When starting out using Hadoop with Amazon’s EMR I would normally go through a process of trial and error, deciding what size and type of machines to have in my cluster to run the job as efficiently as possible. That was until I discovered a monitoring tool to help me decide, Ganglia

Ganglia is a website that gets installed on the cluster at the bootstrap stage that provides insight into how each box in the cluster is performing. If you noticed that the CPU was running high it might be wise to choose EC2 instances that had larger cores, or if the memory was over utilised then maybe choose EC2 instances with a larger memory capacity.
console

Ganglia offers many features such as showing each machine in the cluster on its own graph with a different colour background which is dictated by the stress on the machine, from blue meaning minimal load to red indicating that the machine is under a great amount of stress. This is a quick and useful way of telling you to use larger or smaller boxes.

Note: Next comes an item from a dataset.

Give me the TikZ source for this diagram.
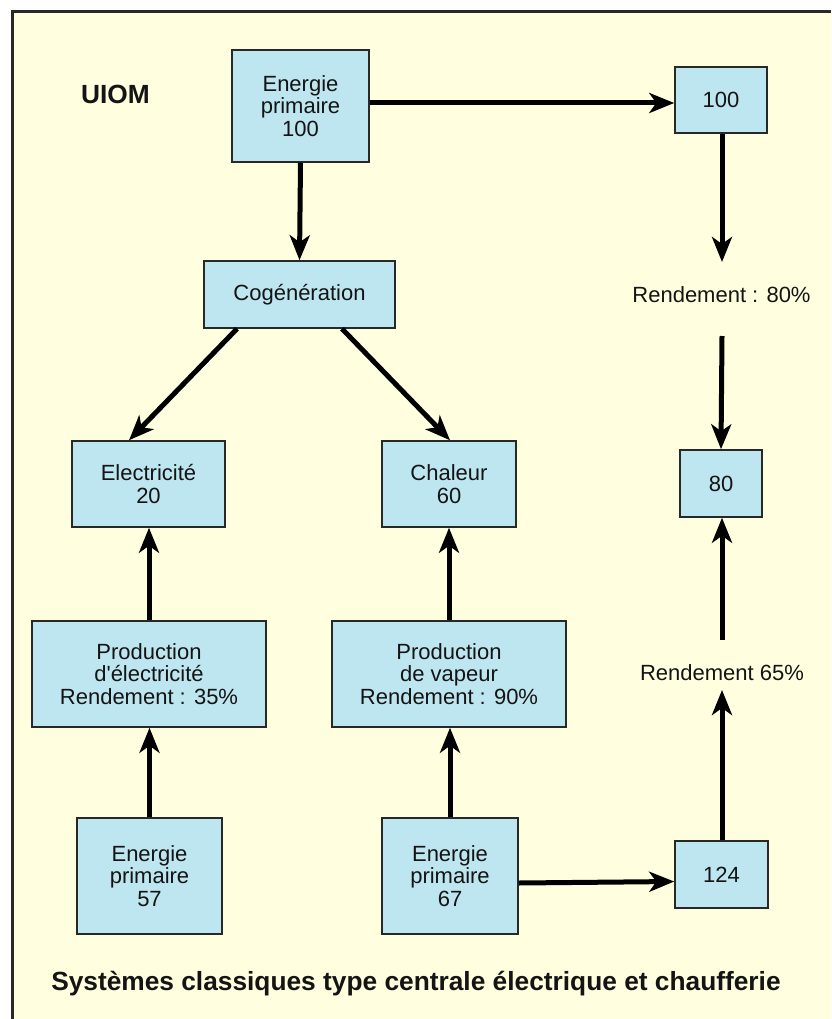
\documentclass[tikz,border=0pt]{standalone}
\usepackage{fontspec}
\setmainfont{Liberation Sans}
\usetikzlibrary{arrows.meta}
\definecolor{paper}{RGB}{255,255,224}
\definecolor{boxblue}{RGB}{190,230,240}
\definecolor{edge}{RGB}{40,40,40}
\definecolor{ink}{RGB}{20,20,20}
\tikzset{
  flowbox/.style={draw=edge, line width=1.5pt, fill=boxblue, inner sep=0pt, text=ink,
    align=center, font=\fontsize{22}{22.5}\selectfont},
  flowlabel/.style={inner sep=0pt, align=center, text=ink, font=\fontsize{22}{22.5}\selectfont},
  heading/.style={inner sep=0pt, text=ink, font=\bfseries\fontsize{26.3}{30}\selectfont},
  arr/.style={line width=5pt, -{Stealth[length=25pt, width=20pt, inset=7pt]}}
}
\begin{document}
\begin{tikzpicture}[x=1pt, y=-1pt]
\useasboundingbox (0,0) rectangle (831,1019);
% panel
\fill[paper] (11,10) rectangle (831,1019);
\draw[line width=3pt, edge] (12.5,1019) -- (12.5,11.5) -- (831,11.5);

% boxes
\node[flowbox, minimum width=137pt, minimum height=112pt] (e100) at (300.5,106) {Energie\\primaire\\100};
\node[flowbox, minimum width=92pt, minimum height=66pt] (b100) at (721,100) {100};
\node[flowbox, minimum width=191pt, minimum height=67pt] (cog) at (299.5,294.5) {Cogénération};
\node[flowbox, minimum width=153pt, minimum height=86pt] (elec) at (148.5,484) {Electricité\\20};
\node[flowbox, minimum width=134pt, minimum height=86pt] (chal) at (449,484) {Chaleur\\60};
\node[flowbox, minimum width=82pt, minimum height=67pt] (b80) at (721,483.5) {80};
\node[flowbox, minimum width=234pt, minimum height=106pt] (prodE) at (149,674) {Production\\d\textquotesingle électricité\\Rendement : 35\%};
\node[flowbox, minimum width=234pt, minimum height=106pt] (prodV) at (449,674) {Production\\de vapeur\\Rendement : 90\%};
\node[flowbox, minimum width=145pt, minimum height=116pt] (e57) at (149.5,876) {Energie\\primaire\\57};
\node[flowbox, minimum width=136pt, minimum height=116pt] (e67) at (450,876) {Energie\\primaire\\67};
\node[flowbox, minimum width=93pt, minimum height=67pt] (b124) at (721.5,874.5) {124};

% free labels
\node[heading] (uiom) at (115.5,94) {UIOM};
\node[flowlabel] (r80) at (721.5,295) {Rendement : 80\%};
\node[flowlabel] (r65) at (722,673) {Rendement 65\%};
\node[heading] (title) at (416,984) {Systèmes classiques type centrale électrique et chaufferie};

% connector ends around the yield labels
\coordinate (r80top) at (722,262);
\coordinate (r80bot) at (722,336);
\coordinate (r65top) at (722,640);
\coordinate (r65bot) at (722,690);

% connectors
\draw[arr] ([yshift=3pt]e100.east) -- ([yshift=-3pt]b100.west);
\draw[arr] (e100.south) -- (cog.north);
\draw[arr] ([xshift=1pt]b100.south) -- (r80top);
\draw[arr] (r80bot) -- (b80.north);
\draw[arr] ([xshift=-62.5pt]cog.south) -- ([xshift=-19.5pt]elec.north);
\draw[arr] ([xshift=42.5pt]cog.south) -- ([xshift=1pt]chal.north);
\draw[arr] (prodE.north) -- (elec.south -| prodE.north);
\draw[arr] (e57.north) -- (prodE.south -| e57.north);
\draw[arr] (prodV.north) -- (chal.south -| prodV.north);
\draw[arr] (e67.north) -- (prodV.south -| e67.north);
\draw[arr] (r65top) -- (b80.south -| r65top);
\draw[arr] (b124.north -| r65bot) -- (r65bot);
\draw[arr] ([yshift=-7pt]e67.east) -- ([yshift=-7pt]b124.west);
\end{tikzpicture}
\end{document}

As Hadoop utilises the JVM it provides a vast array of statistics that the JVM can output, so you can check specific areas of the job throughout the process. Not only can you check the cluster overall, you can also filter down the results to an individual machine, which can be a good to way to find a bad or redundant machine in your cluster.

When using Ganglia with Hadoop’s built-in Job Tracker you can see how the cluster performs at each stage of the Hadoop job; the Mapper stage and the Reducer stage, which sometimes leaves you with a dilemma as you may see the cluster under great stress during one of the stages but not in the other which normally means deciding to use larger machines to ease the most demanding stage as opposed to altering the cluster size in flight.

key indicators

To install Ganglia on your Hadoop cluster using EMR just add the following bootstrap (no arguments required):

Action-Name : ganglia-monitoring
Path : s3://elasticmapreduce/bootstrap-actions/install-ganglia

To access the Ganglia website running on your Hadoop cluster you need to open up the Security Group ports. For simplicity if you open up port 80 on the ElasticMapReduce security groups; master and slave, then using the Master Public DNS Name entry, which is found on the description tab of the running EMR console view. You can then access the website using the url:

http://<Master Public DNS Name>/ganglia
e.g. http://ec2-54-220-183-114.eu-west-1.compute.amazonaws.com/ganglia/

Ganglia isn’t the ‘be all and end all’ for Hadoop monitoring but it is extremely useful and has a vast array of reports that do compliment the Hadoop process very nicely.